Moore has described "Out in the Fields" as an "anti-war song". He told Record Mirror in 1985: "It says that killing is wrong whether you're black, white, yellow or purple. It's wrong for anybody to get a bullet for something they believe in." Moore felt that Lynott's voice would suit the song and asked him to team up to record and promote it. They took what Moore described as a "very modern and sophisticated approach" to recording it.

==Critical reception==
Upon its release, Mick Wall of Kerrang! described "Out in the Fields" as a "fabulously hard and driving rock single", with Moore "croon[ing] like a sheep-killing dog and play[ing] his axe like the true dyed-in-the-wool genius he is". He added that the "rugged and quite brilliantly performed" B-side, "Military Man", is "another of [Lynott's] typically angst-ridden ditties to misguided youth". Paul Sexton, writing for Record Mirror, said that Moore and Lynott had "put together a slick piece of pop metal". Jerry Smith of Music Week described it as "stormy HM" and a "commercial hard rock number that should give them a hit". He added: "Lynott's characteristic vocal and pumping bass forms a fine foil for Moore's more histrionic chorus and frenzied guitar figures."
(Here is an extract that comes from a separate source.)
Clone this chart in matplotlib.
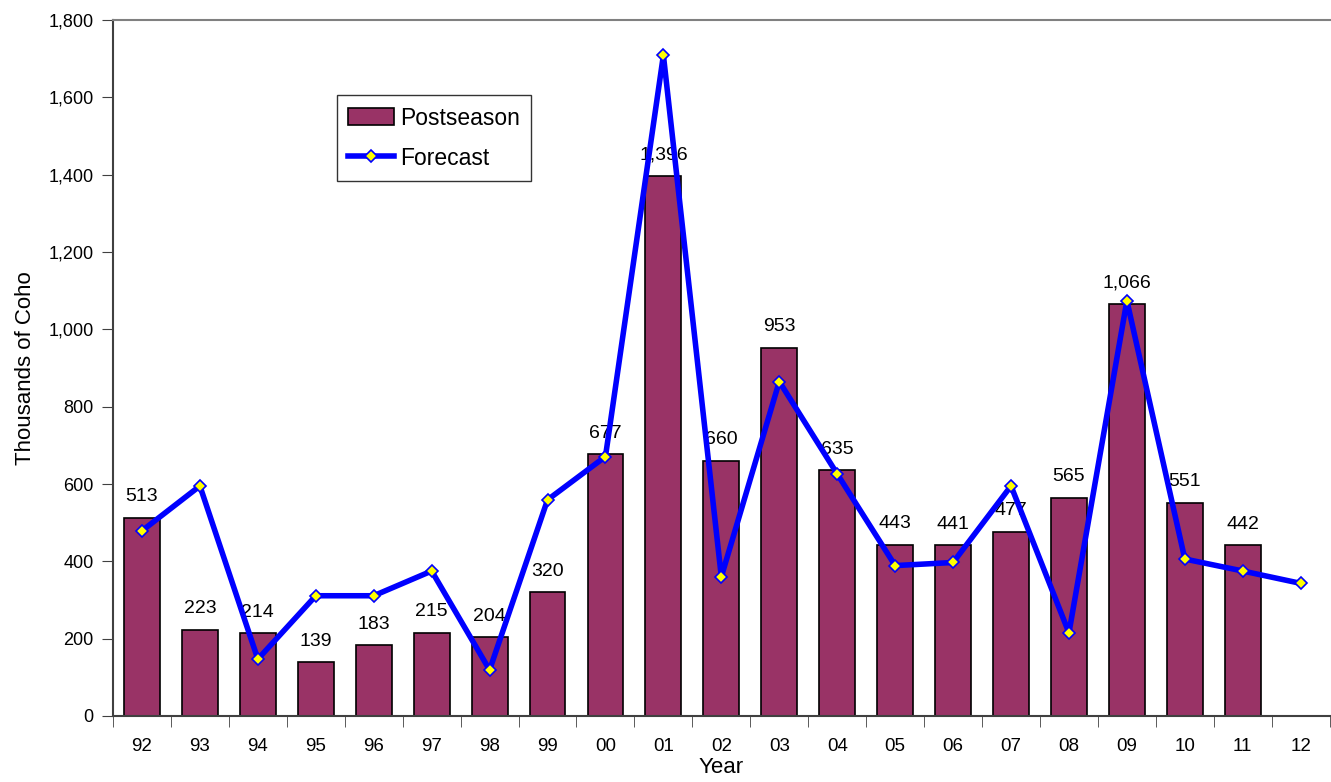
import numpy as np
import matplotlib.pyplot as plt
from matplotlib.ticker import FuncFormatter, FixedLocator

plt.rcParams['font.family'] = ['Liberation Sans', 'DejaVu Sans']

years = ['92', '93', '94', '95', '96', '97', '98', '99', '00', '01', '02',
         '03', '04', '05', '06', '07', '08', '09', '10', '11', '12']
# postseason estimates (no bar for 12)
postseason = [513, 223, 214, 139, 183, 215, 204, 320, 677, 1396, 660,
              953, 635, 443, 441, 477, 565, 1066, 551, 442]
forecast = [479, 595, 147, 311, 311, 375, 119, 559, 671, 1709, 360,
            865, 626, 389, 397, 595, 215, 1074, 406, 375, 343]

x = np.arange(len(years))
xb = x[:len(postseason)]

fig = plt.figure(figsize=(13.31, 7.82), dpi=100)
ax = fig.add_axes([0.0849, 0.0844, 0.9141, 0.89])

bars = ax.bar(xb, postseason, width=0.62, color='#993366', edgecolor='black',
              linewidth=1.2, label='Postseason', zorder=2)
line, = ax.plot(x, forecast, color='#0000FF', linewidth=4, marker='D', markersize=6,
                markerfacecolor='#FFFF00', markeredgecolor='#0000FF', markeredgewidth=1.2,
                label='Forecast', zorder=3)

for xi, v in zip(xb, postseason):
    ax.annotate(f'{v:,}', (xi, v), xytext=(0, 9), textcoords='offset points',
                ha='center', va='bottom', fontsize=14, zorder=1)

ax.set_xlim(-0.5, len(years) - 0.5)
ax.set_ylim(0, 1800)
ax.set_yticks(np.arange(0, 1801, 200))
ax.yaxis.set_major_formatter(FuncFormatter(lambda v, p: f'{int(v):,}'))

ax.set_xticks(x)
ax.set_xticklabels(years)
ax.xaxis.set_minor_locator(FixedLocator(np.arange(-0.5, len(years), 1)))
ax.tick_params(axis='x', which='major', length=0, labelsize=13.5, pad=16)
ax.tick_params(axis='x', which='minor', length=8, direction='out', color='#404040')
ax.tick_params(axis='y', length=8, direction='out', labelsize=13, pad=6, color='#404040')

for s in ['left', 'bottom']:
    ax.spines[s].set_color('#404040')
    ax.spines[s].set_linewidth(1.5)
ax.spines['top'].set_color('#808080')
ax.spines['top'].set_linewidth(1.5)
ax.spines['right'].set_visible(False)

ax.set_xlabel('Year', fontsize=16, labelpad=1)
ax.set_ylabel('Thousands of Coho', fontsize=16, labelpad=9)

leg = ax.legend([bars, line], ['Postseason', 'Forecast'], loc='upper left',
                bbox_to_anchor=(0.184, 0.892), fontsize=16.5,
                frameon=True, fancybox=False, edgecolor='black', borderpad=0.5,
                handlelength=2.0, handleheight=0.8, labelspacing=0.75, handletextpad=0.25,
                borderaxespad=0)
leg.get_frame().set_linewidth(1.0)

fig.savefig('out.png', dpi=100)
Sandy Roberts of Sounds gave a mixed review, calling the song "well put together and pretty energetic" but one that "still feels like an album cut". Ro Newton, writing for Number One, considered the "underlying theme of racial equality" to be "admirable", but she felt the "heavy metal thrash and screeching guitar solos are none too appealing".

==Track listings==
7" vinyl

7" vinyl double pack (limited edition)
- UK: 10 Records / TEN 49

12" vinyl

Side one
| No. | Title | Writer(s) | Length |
|---|---|---|---|
| 1. | "Out in the Fields" | Gary Moore | 4:18 |

Side two
| No. | Title | Writer(s) | Length |
|---|---|---|---|
| 1. | "Military Man" | Phil Lynott | 5:38 |

Disc one, side one
| No. | Title | Writer(s) | Length |
|---|---|---|---|
| 1. | "Out in the Fields" | Moore | 4:18 |

Disc one, side two
| No. | Title | Writer(s) | Length |
|---|---|---|---|
| 1. | "Military Man" | Lynott | 5:38 |

Disc two, side one
| No. | Title | Writer(s) | Length |
|---|---|---|---|
| 1. | "Still in Love with You" | Lynott | 5:51 |

Disc two, side two
| No. | Title | Writer(s) | Length |
|---|---|---|---|
| 1. | "Stop Messin' Around" | Clifford Adams, Peter Green | 3:55 |

Side one
| No. | Title | Writer(s) | Length |
|---|---|---|---|
| 1. | "Out in the Fields" | Moore | 4:18 |
| 2. | "Military Man" | Lynott | 5:38 |

Side two
| No. | Title | Writer(s) | Length |
|---|---|---|---|
| 1. | "Still in Love with You" | Lynott | 5:51 |

== Personnel ==
- Out in the Fields
- Gary Moore – guitars, lead vocals
- Phil Lynott – lead vocals, bass
- Andy Richards – keyboards
- Don Airey – keyboards
- Charlie Morgan – drums and electronic drums

==Chart performance==

| Chart (1985) | Peak position |
|---|---|
| Australia (Kent Music Report) | 62 |
| Irish Singles Chart | 3 |
| Dutch GfK chart | 21 |
| Dutch Top 40 | 28 |
| Norwegian Singles Chart | 2 |
| Swedish Singles Chart | 2 |
| UK Singles Chart | 5 |

==Cover versions==
The song has been covered by multiple artists, including Riot (on The Brethren of the Long House, 1996), Dark at Dawn (on Crimson Frost, 2001), Michael Schenker Group (on Heavy Hitters, 2005), Supreme Majesty (on Elements of Creation, 2005), Primal Fear (on Metal Is Forever - The Very Best of Primal Fear, 2006), Sonata Arctica (as the B-side to "Paid in Full", 2007), Timo Kotipelto & Jani Liimatainen (on Blackoustic, 2012), Iron Mask (on V/A - Give Us Moore!: A Tribute to Gary Moore, 2004), Powerwolf (on Metallum Nostrum, bonus disc to Blessed & Possessed, 2015), Black Majesty (on Cross of Thorns, 2015) and Mono Inc. (on Together Till the End, 2017).